Anyway, a new preview build of IE7 Beta 2 was published today to coincide with the conference.  I downloaded it and threw it on my virtual Windows XP SP2 machine (I tried an IE beta on my main laptop once … BIG mistake).  Here’s a list of the issues I identified within the first 5 minutes of using IE 7.

  1. Yahoo’s portal doesn’t remember my identification, even though I selected the “remember me” box on the sign in page.  I use MyYahoo as my home page on all my workstations.  IE 7 remembers me during a session, but once I close the application it kills the bits (cookie?) that allows Yahoo to identify me as a returning (and logged in) member.  I also tried this with www.KING5.com (local TV station) and had the same behavior.  I can’t find a way (something to turn off) to make that work.  And if I can’t do it, how is my mom going to use this?
  2. We use SharePoint internally at my organization as our intranet portal.  In IE6 if I connect to a local server (not behind a firewall) it will pass through authentication from my Windows logon session (I’m logged into our domain).  IE7 didn’t do this.  My coworker tried the first beta 2 preview a few weeks ago and figured out a bunch of settings to get this to work, but geesh.  Corporations that have spent a lot of effort towards single sign on are going to HATE this.
  3. The Blogger Atom feed for the blog you’re reading (https://nathan.thenovaks.net/atom.xml) doesn’t work.  In fact, IE7 says the “feed download was interrupted” and continues to blame the server!  “This is possibly due to a server error or an interrupted Internet connection.”  Funny – it seems to work just fine in RSS Bandit.  I don’t do anything special to that feed, in fact it’s totally automatically generated by the Blogger service and then published to my server via FTP.  I can only extrapolate from this that the millions of Blogger feeds out there can’t be subscribed to in IE7.  LAME.
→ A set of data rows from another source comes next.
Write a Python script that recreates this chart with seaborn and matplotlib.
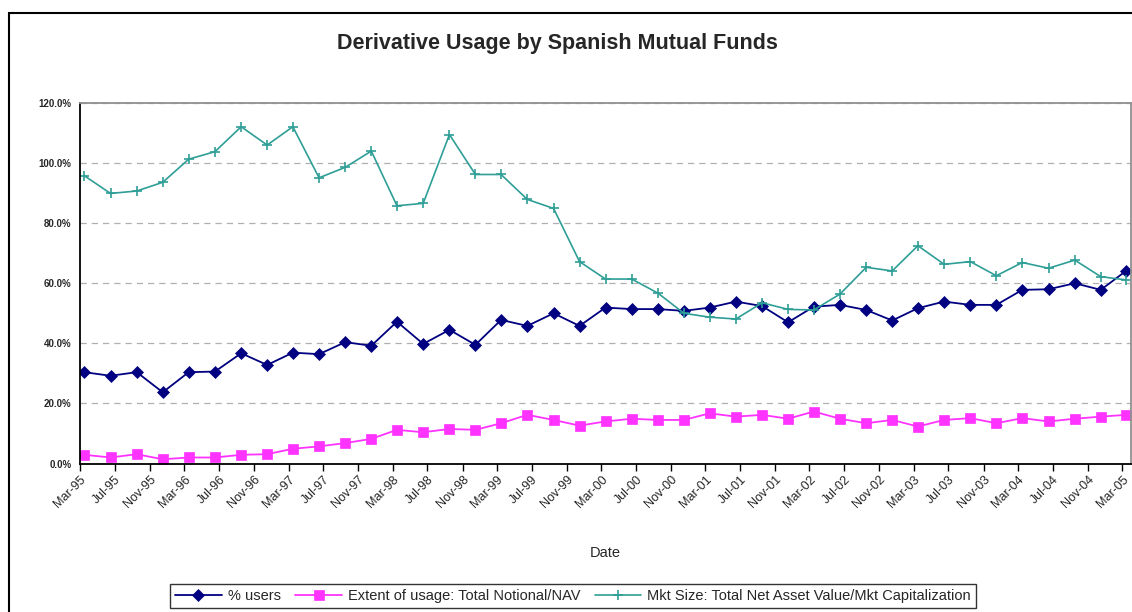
import matplotlib
matplotlib.use("Agg")
import matplotlib.pyplot as plt
import matplotlib.dates as mdates
from matplotlib.patches import Rectangle
from matplotlib.ticker import FuncFormatter, MultipleLocator
import seaborn as sns
import pandas as pd
import numpy as np

# ---- data (quarterly, Mar-95 .. Mar-05) ----
quarters = pd.date_range("1995-03-01", "2005-03-01", freq="3MS")
pct_users = [30.4, 29.2, 30.4, 23.7, 30.4, 30.6, 36.7, 32.8, 36.9, 36.4,
             40.4, 39.2, 47.2, 39.8, 44.5, 39.5, 47.8, 45.8, 50.0, 45.8,
             51.9, 51.4, 51.4, 50.8, 51.9, 53.9, 52.4, 47.0, 52.2, 52.8,
             51.1, 47.6, 51.7, 53.9, 52.8, 52.8, 57.8, 58.0, 60.0, 57.8, 64.2]
extent_usage = [2.9, 2.0, 3.1, 1.4, 2.0, 2.0, 2.9, 3.1, 4.9, 5.7,
                6.8, 8.2, 11.2, 10.4, 11.5, 11.2, 13.4, 16.2, 14.5, 12.6,
                14.0, 14.9, 14.5, 14.5, 16.7, 15.6, 16.2, 14.9, 17.3, 14.9,
                13.4, 14.5, 12.3, 14.5, 15.1, 13.4, 15.1, 14.0, 14.9, 15.6, 16.2]
mkt_size = [95.8, 89.9, 90.7, 93.6, 101.3, 103.8, 112.1, 106.0, 112.1, 95.1,
            98.6, 104.0, 85.8, 86.6, 109.5, 96.2, 96.2, 87.9, 84.9, 67.2,
            61.4, 61.4, 56.7, 50.0, 48.7, 48.1, 53.5, 51.3, 51.1, 56.4,
            65.3, 64.1, 72.5, 66.3, 67.2, 62.5, 66.9, 65.0, 67.7, 62.2, 61.1]
series_names = ["% users", "Extent of usage: Total Notional/NAV",
                "Mkt Size: Total Net Asset Value/Mkt Capitalization"]

df = pd.DataFrame({"Date": quarters + pd.Timedelta(days=15),
                   series_names[0]: pct_users,
                   series_names[1]: extent_usage,
                   series_names[2]: mkt_size})

sns.set_style("white")
plt.rcParams["font.family"] = ["Liberation Sans", "DejaVu Sans"]

W, H = 1132, 612
fig = plt.figure(figsize=(W / 100, H / 100), dpi=100)
ax = fig.add_axes([80 / W, 1 - 463.5 / H, (1131 - 80) / W, (463.5 - 103) / H])

colors = ["#000080", "#FF33FF", "#2E9E96"]
markers = ["D", "s", "+"]
msizes = [6.5, 7, 7]
lws = [1.3, 1.3, 1.2]
for name, c, m, ms, lw in zip(series_names, colors, markers, msizes, lws):
    sns.lineplot(data=df, x="Date", y=name, ax=ax, color=c, marker=m,
                 markersize=ms, linewidth=lw, markeredgecolor=c,
                 markeredgewidth=1.2 if m == "+" else 0.5, label=name)

ax.set_xlim(pd.Timestamp("1995-03-01"), pd.Timestamp("2005-04-01"))
ax.set_ylim(0, 120)
ax.yaxis.set_major_locator(MultipleLocator(20))
ax.yaxis.set_major_formatter(FuncFormatter(lambda v, p: f"{v:.1f}%"))
ax.xaxis.set_major_locator(mdates.MonthLocator(bymonth=[3, 7, 11]))
ax.xaxis.set_major_formatter(mdates.DateFormatter("%b-%y"))

ax.grid(axis="y", color="#b0b0b0", linestyle=(0, (5, 4)), linewidth=0.9)
ax.grid(axis="x", visible=False)
for s in ["left", "bottom"]:
    ax.spines[s].set_color("black")
    ax.spines[s].set_linewidth(1.3)
for s in ["top", "right"]:
    ax.spines[s].set_color("#909090")
    ax.spines[s].set_linewidth(1.3)

ax.tick_params(axis="y", direction="out", length=4, width=1, color="black",
               labelsize=7, pad=2)
ax.tick_params(axis="x", direction="out", length=5, width=1, color="black",
               labelsize=9, pad=2, bottom=True)
for t in ax.get_yticklabels():
    t.set_fontweight("bold")
plt.setp(ax.get_xticklabels(), rotation=45, ha="right", rotation_mode="anchor")

ax.set_ylabel("")
ax.set_xlabel("Date", fontsize=10.5, labelpad=26)

fig.suptitle("Derivative Usage by Spanish Mutual Funds", x=557 / W, y=1 - 44 / H,
             fontsize=15.5, fontweight="bold", va="center")

leg = ax.legend(loc="center", bbox_to_anchor=(573 / W, 1 - 596 / H),
                bbox_transform=fig.transFigure, ncol=3, fontsize=10.5,
                frameon=True, fancybox=False, edgecolor="black",
                handlelength=3.2, columnspacing=1.0, handletextpad=0.4,
                borderpad=0.35)
leg.get_frame().set_linewidth(1.0)

fig.patches.append(Rectangle((8.5 / W, -0.01), 1.0, 1 - 12.5 / H + 0.01,
                             transform=fig.transFigure, fill=False,
                             edgecolor="black", linewidth=1.5))

fig.savefig("out.png", dpi=100)
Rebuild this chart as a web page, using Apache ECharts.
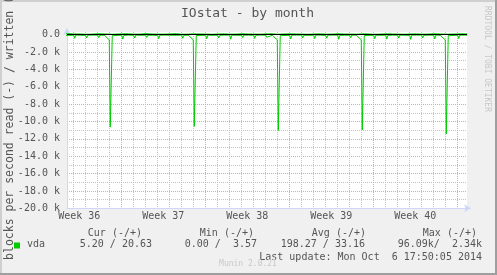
<!DOCTYPE html>
<html><head><meta charset="utf-8">
<script src="https://cdn.jsdelivr.net/npm/echarts@6/dist/echarts.min.js"></script>
<style>html,body{margin:0;padding:0;background:#f0f0f0}#c{width:497px;height:275px}</style>
</head><body><div id="c"></div><script>
// hours relative to Monday (start of Week 37) 00:00
const hours = [
-119,-117,-115,-106, -95,-93,-91,-82, -71,-69,-67,-58, -47,-45,-43,-34, -24,-22,-20,-18,
1,3,5,14, 25,27,29,38, 49,51,53,62, 73,75,77,86, 97,99,101,110, 121,123,125,134,
144,146,148,150, 169,171,173,182, 193,195,197,206, 217,219,221,230, 241,243,245,254,
265,267,269,278, 289,291,293,302, 312,314,316,318, 337,339,341,350, 361,363,365,374,
385,387,389,398, 409,411,413,422, 433,435,437,446, 457,459,461,470, 480,482,484,486,
505,507,509,518, 529,531,533,542, 553,555,557,566, 577,579,581,590, 601,603,605,614,
625,627,629,638, 648,650,652,654, 673,675,677,686, 692
];
// blocks per second read (drawn negative)
const readBlocks = [
60,80,70,90, 70,420,60,80, 90,380,70,60, 60,350,80,70, 600,10650,10650,120,
70,520,90,60, 80,400,60,90, 60,330,80,70, 90,470,70,60, 70,300,60,80, 60,420,90,70,
600,10580,10580,110, 80,480,60,90, 70,390,80,60, 60,530,70,80, 90,350,60,70,
70,440,80,60, 60,300,90,80, 600,11050,11050,120, 80,510,70,60, 60,380,80,90,
70,460,60,70, 90,420,70,60, 60,540,80,80, 70,360,60,70, 600,10980,10980,110,
80,470,70,90, 60,520,90,70, 70,400,60,80, 90,560,70,60, 60,380,80,70,
70,500,60,90, 600,11440,11440,120, 80,450,70,60, 70
];
// blocks per second written (drawn positive)
const writeBlocks = [
60,90,40,110, 80,140,50,70, 40,120,90,60, 100,160,50,80, 70,180,60,40,
90,130,40,100, 50,150,80,60, 110,90,40,70, 60,170,90,50, 80,120,60,110, 40,200,70,60,
90,140,50,80, 60,110,100,40, 70,160,50,90, 50,130,80,60, 100,150,40,70,
60,120,90,50, 80,180,60,100, 40,140,70,60, 90,110,50,80, 60,160,100,40,
70,130,60,90, 50,150,80,60, 100,120,40,70, 60,170,90,50, 80,140,60,100,
40,110,70,60, 90,160,50,80, 60,130,100,40, 70,150,60,90, 50,120,80,60,
100,180,40,70, 60,140,90,50, 80,110,60,100, 70
];
const weekLabels = ['Week 36','Week 37','Week 38','Week 39','Week 40'];
const weekMidHours = [-84,84,252,420,588];
const weekStartHours = [0,168,336,504,672];
const dayHours = [-96,-72,-48,-24,0,24,48,72,96,120,144,168,192,216,240,264,288,312,336,360,384,408,432,456,480,504,528,552,576,600,624,648,672];
const yTickValues = [-20000,-18000,-16000,-14000,-12000,-10000,-8000,-6000,-4000,-2000,0];
const yTickLabels = ['-20.0 k','-18.0 k','-16.0 k','-14.0 k','-12.0 k','-10.0 k','-8.0 k','-6.0 k','-4.0 k','-2.0 k','0.0'];
const yMinorValues = [-19000,-17000,-15000,-13000,-11000,-9000,-7000,-5000,-3000,-1000];
const titleText = 'IOstat - by month';
const yAxisTitle = 'blocks per second read (-) / written (+)';
const seriesName = 'vda';
const statHeaders = ['Cur (-/+)','Min (-/+)','Avg (-/+)','Max (-/+)'];
const statValues = ['5.20 / 20.63','0.00 /  3.57','198.27 / 33.16','96.09k/  2.34k'];
const lastUpdate = 'Last update: Mon Oct  6 17:50:05 2014';
const watermark = 'Munin 2.0.21';
const sideText = 'RRDTOOL / TOBI OETIKER';

const MONO = 'DejaVu Sans Mono';
const FONT_C = '#555555';
const AXIS_C = '#CFD6F8';
const GRID_C = '#c4c4c4';
const MGRID_C = '#eea0a0';
const XMIN = -108.5, XMAX = 691.5, YMIN = -20000, YMAX = 300;

function txt(text, x, y, size, color, align, valign, rot) {
  return {type:'text', x:x, y:y, rotation: rot||0, silent:true,
    style:{text:text, fontSize:size, fontFamily:MONO, fill:color,
      align:align, verticalAlign:valign, textAlign:align, textVerticalAlign:valign}};
}
const headerRight = [142,254,366,477];
const valueRight = [152,257,365,482];
const elements = [
  {type:'rect', shape:{x:0,y:0,width:497,height:2}, style:{fill:'#cfcfcf'}, silent:true},
  {type:'rect', shape:{x:0,y:0,width:2,height:275}, style:{fill:'#cfcfcf'}, silent:true},
  {type:'rect', shape:{x:0,y:273,width:497,height:2}, style:{fill:'#9e9e9e'}, silent:true},
  {type:'rect', shape:{x:495,y:0,width:2,height:275}, style:{fill:'#9e9e9e'}, silent:true},
  txt(titleText, 247.5, 13.5, 13, FONT_C, 'center', 'middle'),
  txt(yAxisTitle, 10.5, 121.5, 11.5, FONT_C, 'center', 'middle', Math.PI/2),
  txt(sideText, 487, 59, 8, '#c8c8c8', 'center', 'middle', -Math.PI/2),
  {type:'rect', shape:{x:14,y:242.5,width:6,height:6}, style:{fill:'#00cc00'}, silent:true},
  txt(seriesName, 27, 244.5, 10, FONT_C, 'left', 'middle'),
  txt(lastUpdate, 482, 257, 10, FONT_C, 'right', 'middle'),
  txt(watermark, 248, 264, 8, '#c8c8c8', 'center', 'middle')
];
statHeaders.forEach((h,i)=>elements.push(txt(h, headerRight[i], 233.5, 10, FONT_C, 'right', 'middle')));
statValues.forEach((v,i)=>elements.push(txt(v, valueRight[i], 244.5, 10, FONT_C, 'right', 'middle')));

function gridAxisX(values, color) {
  return {type:'value', min:XMIN, max:XMAX, position:'bottom',
    axisLine:{show:false}, axisTick:{show:false, customValues:values},
    axisLabel:{show:false, customValues:values},
    splitLine:{show:true, lineStyle:{color:color, width:1, type:[1,1]}}};
}
const chart = echarts.init(document.getElementById('c'), null, {renderer:'canvas'});
chart.setOption({
  animation:false,
  backgroundColor:'#f0f0f0',
  grid:{left:67, right:30, top:32, bottom:66.7, show:true, backgroundColor:'#ffffff', borderWidth:0, containLabel:false},
  xAxis:[
    gridAxisX(dayHours, GRID_C),
    gridAxisX(weekStartHours, MGRID_C),
    {type:'value', min:XMIN, max:XMAX, position:'bottom',
      axisLine:{show:true, onZero:false, lineStyle:{color:AXIS_C, width:1}, symbol:['none','arrow'], symbolSize:[6,7], symbolOffset:[0,4]},
      axisTick:{show:false, customValues:weekMidHours},
      axisLabel:{show:true, customValues:weekMidHours, margin:3, fontSize:10, fontFamily:MONO, color:FONT_C,
        formatter:(v)=>{const i = weekMidHours.indexOf(v); return i>=0 ? weekLabels[i] : '';}},
      splitLine:{show:false}}
  ],
  yAxis:[
    {type:'value', min:YMIN, max:YMAX, position:'left',
      axisLine:{show:true, onZero:false, lineStyle:{color:AXIS_C, width:1}, symbol:['none','arrow'], symbolSize:[6,7], symbolOffset:[0,4]},
      axisTick:{show:false, customValues:yTickValues},
      axisLabel:{show:true, customValues:yTickValues, margin:7, fontSize:10, fontFamily:MONO, color:FONT_C,
        formatter:(v)=>{const i = yTickValues.indexOf(v); return i>=0 ? yTickLabels[i] : '';}},
      splitLine:{show:true, lineStyle:{color:MGRID_C, width:1, type:[1,1]}}},
    {type:'value', min:YMIN, max:YMAX, position:'left',
      axisLine:{show:false}, axisTick:{show:false, customValues:yMinorValues},
      axisLabel:{show:false, customValues:yMinorValues},
      splitLine:{show:true, lineStyle:{color:GRID_C, width:1, type:[1,1]}}}
  ],
  series:[
    {name:seriesName+' read', type:'line', xAxisIndex:0, yAxisIndex:0, showSymbol:false, symbol:'none', silent:true,
      lineStyle:{color:'#00cc00', width:1}, itemStyle:{color:'#00cc00'},
      data: hours.map((h,i)=>[h, -readBlocks[i]])},
    {name:seriesName+' write', type:'line', xAxisIndex:0, yAxisIndex:0, showSymbol:false, symbol:'none', silent:true,
      lineStyle:{color:'#00cc00', width:1}, itemStyle:{color:'#00cc00'},
      data: hours.map((h,i)=>[h, writeBlocks[i]]),
      markLine:{silent:true, symbol:'none', label:{show:false}, lineStyle:{color:'#000000', width:1, type:'solid'}, data:[{yAxis:0}]}}
  ],
  graphic:{elements:elements}
});
</script></body></html>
So my conclusion from about 5 minutes spent with IE7 is that while the interface is a lot better, and the security is better, and it’s ability to display content (CSS, etc.) is better … IT IS NO WHERE NEAR READY to be deployed in the wild.  And if some of these things aren’t address, then deploying IE7 in our organization (about 80 client machines) is going to be a nightmare.